Reliability will give you predictable outcomes. Validity will give you outcomes that meet a desired objective. While reliability may provide a sense of safety in 'knowing', it only always gives you what you already have. It does not entertain the possibility of anything out of the bounds of what exists. Validity, however, entertains the possibility of future options; it opens the doors to knowledge that is new.
It is common for enterprises to bias toward reliability. They will build up structures and processes that support working within reliability as a fundamental value:
"When you consider the amount of resources that individuals and businesses invest to develop those analytical skills, compared to the relatively paltry resources invested in the intuitive skills that produce valid answers, it is easy to see why most corporations tilt so strongly in favor of reliability." (The Design of Business)
This begs the question: What resources can be invested in intuitive skills? I came across this unlikely but deeply insightful and relevant article about cultivating intuitive decision making in the Marine Corps (1999). It's well worth a read. In it they outline the essence of decision making and talk through some qualities that can be cultivated for better intuitive decision making:
These qualities are all directly related to successful design thinking. In his writing about "Designing for Thrownness", Karl E. Weick talks about being able to make intuitive decisions in the midst of complexity is a concept called "thrownness." He talks about how rare it is to design something from the very beginning. Instead, it's much more typical that we design something from the middle... in the midst of a lot of things already going on:
"Designers thrown into the middle of a contentious meeting, or a nation’s nightmare, or a business school’s aspirations, or a Spanish city seeking renewal will cope more or less adequately in a preinterpreted world depending on how skillful they are at bricolage, making-do, updating transient explanations, staying in motion in order to uncover new options, improvisation, and tolerating ambiguity."
He goes on to say:
"The concept of thrownness seems useful within a vocabulary of design because it articulates the context within which designs will be more or less effective."
Notice again, we're talking about evaluating something based on validity instead of reliability. Both articles focus their attention on thinking <---> acting in an informed way based on desired outcome (as opposed to 'right' outcome).
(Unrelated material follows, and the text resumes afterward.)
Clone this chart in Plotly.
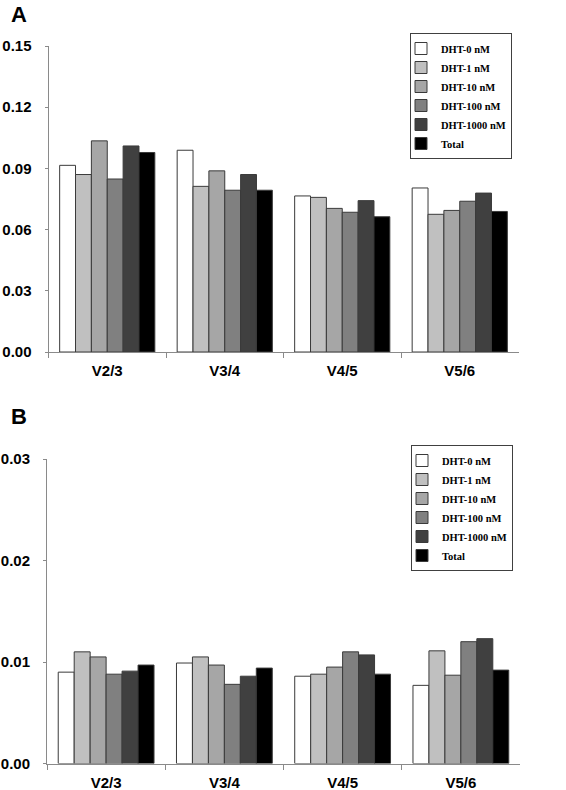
import plotly.graph_objects as go

categories = ["V2/3", "V3/4", "V4/5", "V5/6"]
series_names = ["DHT-0 nM", "DHT-1 nM", "DHT-10 nM", "DHT-100 nM", "DHT-1000 nM", "Total"]
series_colors = ["#ffffff", "#c0c0c0", "#a6a6a6", "#808080", "#404040", "#000000"]

# Panel A values
a_dht0 = [0.0915, 0.0989, 0.0765, 0.0804]
a_dht1 = [0.0870, 0.0812, 0.0758, 0.0675]
a_dht10 = [0.1035, 0.0888, 0.0704, 0.0694]
a_dht100 = [0.0848, 0.0793, 0.0685, 0.0739]
a_dht1000 = [0.1010, 0.0870, 0.0742, 0.0779]
a_total = [0.0978, 0.0793, 0.0663, 0.0689]

# Panel B values
b_dht0 = [0.0090, 0.0099, 0.0086, 0.0077]
b_dht1 = [0.0110, 0.0105, 0.0088, 0.0111]
b_dht10 = [0.0105, 0.0097, 0.0095, 0.0087]
b_dht100 = [0.0088, 0.0078, 0.0110, 0.0120]
b_dht1000 = [0.0091, 0.0086, 0.0107, 0.0123]
b_total = [0.0097, 0.0094, 0.0088, 0.0092]

a_ticks = [0.0, 0.03, 0.06, 0.09, 0.12, 0.15]
b_ticks = [0.0, 0.01, 0.02, 0.03]

a_series = [a_dht0, a_dht1, a_dht10, a_dht100, a_dht1000, a_total]
b_series = [b_dht0, b_dht1, b_dht10, b_dht100, b_dht1000, b_total]

W, H = 566, 790


def px_x(p):
    return p / W


def px_y(p):
    return 1 - p / H


fig = go.Figure()

for name, col, vals in zip(series_names, series_colors, a_series):
    fig.add_trace(go.Bar(x=categories, y=vals, name=name, xaxis="x", yaxis="y",
                         marker=dict(color=col, line=dict(color="#3a3a3a", width=1)),
                         legend="legend"))
for name, col, vals in zip(series_names, series_colors, b_series):
    fig.add_trace(go.Bar(x=categories, y=vals, name=name, xaxis="x2", yaxis="y2",
                         marker=dict(color=col, line=dict(color="#3a3a3a", width=1)),
                         legend="legend2"))

tickfont = dict(family="Liberation Sans, Arial", size=15, color="#000000", weight="bold")
legfont = dict(family="Liberation Serif, Times New Roman", size=10.5, color="#000000", weight="bold")

xcommon = dict(showline=True, linecolor="#8a8a8a", linewidth=1, ticks="outside",
               tickson="boundaries", ticklen=5, tickcolor="#8a8a8a", tickfont=tickfont,
               showgrid=False, zeroline=False, automargin=False, ticklabelstandoff=5)
ycommon = dict(showline=True, linecolor="#8a8a8a", linewidth=1, ticks="outside",
               ticklen=3, tickcolor="#8a8a8a", tickfont=tickfont, showgrid=False,
               zeroline=False, automargin=False, tickformat=".2f", ticklabelstandoff=10)

legcommon = dict(xanchor="right", yanchor="top", bordercolor="#404040", borderwidth=1,
                 bgcolor="white", font=legfont, itemwidth=30, tracegroupgap=0,
                 indentation=-10)

fig.update_layout(
    width=W, height=H,
    margin=dict(l=0, r=0, t=0, b=0),
    paper_bgcolor="white", plot_bgcolor="white",
    barmode="group", bargap=0.19, bargroupgap=0,
    xaxis=dict(domain=[px_x(48.5), px_x(518.5)], anchor="y", **xcommon),
    yaxis=dict(domain=[px_y(352), px_y(46)], range=[0, 0.15], tickvals=a_ticks,
               anchor="x", **ycommon),
    xaxis2=dict(domain=[px_x(47), px_x(520)], anchor="y2", **xcommon),
    yaxis2=dict(domain=[px_y(763.5), px_y(459)], range=[0, 0.03], tickvals=b_ticks,
                anchor="x2", **ycommon),
    legend=dict(x=px_x(512), y=px_y(33), **legcommon),
    legend2=dict(x=px_x(513), y=px_y(445), **legcommon),
    annotations=[
        dict(text="A", x=px_x(9), y=px_y(15), xref="paper", yref="paper", xanchor="left",
             yanchor="middle", showarrow=False,
             font=dict(family="Liberation Sans, Arial", size=22, color="black", weight="bold")),
        dict(text="B", x=px_x(9), y=px_y(416), xref="paper", yref="paper", xanchor="left",
             yanchor="middle", showarrow=False,
             font=dict(family="Liberation Sans, Arial", size=22, color="black", weight="bold")),
    ],
)

fig.write_html("out.html", config={"displayModeBar": False},
               post_script="document.body.style.margin='0';")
And finally, again from Weick (emphasis added by me):
"In the case of a contentious meeting, for example, good design takes the edge off thrownness by providing affordances that make it easier to generate wise action, reflection-in-action (Schon, 1987), action that can be fine tuned and reversed so that prediction is unnecessary, increased situational awareness with decreased dependence on stable representation, richer interpretations,and more differentiated and nuanced language."
Although I'm talking about reliability and validity as opposing ways of looking at something, I don't advocate that we need to choose one or the other. I think a combination of them will be the balancing force that wins the day. We just need some more awareness and acknowledgement of the force of intuitive and inquiry skills to reach that balance.
It is common for enterprises to bias toward reliability. They will build up structures and processes that support working within reliability as a fundamental value:
- planning and budgeting
- executive skill development (i.e. 6 sigma)
- use of analytical technology
- anything answering directly to 'budget' as the measurement of success
"When you consider the amount of resources that individuals and businesses invest to develop those analytical skills, compared to the relatively paltry resources invested in the intuitive skills that produce valid answers, it is easy to see why most corporations tilt so strongly in favor of reliability." (The Design of Business)
This begs the question: What resources can be invested in intuitive skills? I came across this unlikely but deeply insightful and relevant article about cultivating intuitive decision making in the Marine Corps (1999). It's well worth a read. In it they outline the essence of decision making and talk through some qualities that can be cultivated for better intuitive decision making:
- sound character
- repetitive skills training
- self-study
- command climate - fostering willingness
These qualities are all directly related to successful design thinking. In his writing about "Designing for Thrownness", Karl E. Weick talks about being able to make intuitive decisions in the midst of complexity is a concept called "thrownness." He talks about how rare it is to design something from the very beginning. Instead, it's much more typical that we design something from the middle... in the midst of a lot of things already going on:
"Designers thrown into the middle of a contentious meeting, or a nation’s nightmare, or a business school’s aspirations, or a Spanish city seeking renewal will cope more or less adequately in a preinterpreted world depending on how skillful they are at bricolage, making-do, updating transient explanations, staying in motion in order to uncover new options, improvisation, and tolerating ambiguity."
He goes on to say:
"The concept of thrownness seems useful within a vocabulary of design because it articulates the context within which designs will be more or less effective."
Notice again, we're talking about evaluating something based on validity instead of reliability. Both articles focus their attention on thinking <---> acting in an informed way based on desired outcome (as opposed to 'right' outcome).
And finally, again from Weick (emphasis added by me):
"In the case of a contentious meeting, for example, good design takes the edge off thrownness by providing affordances that make it easier to generate wise action, reflection-in-action (Schon, 1987), action that can be fine tuned and reversed so that prediction is unnecessary, increased situational awareness with decreased dependence on stable representation, richer interpretations,and more differentiated and nuanced language."
Although I'm talking about reliability and validity as opposing ways of looking at something, I don't advocate that we need to choose one or the other. I think a combination of them will be the balancing force that wins the day. We just need some more awareness and acknowledgement of the force of intuitive and inquiry skills to reach that balance.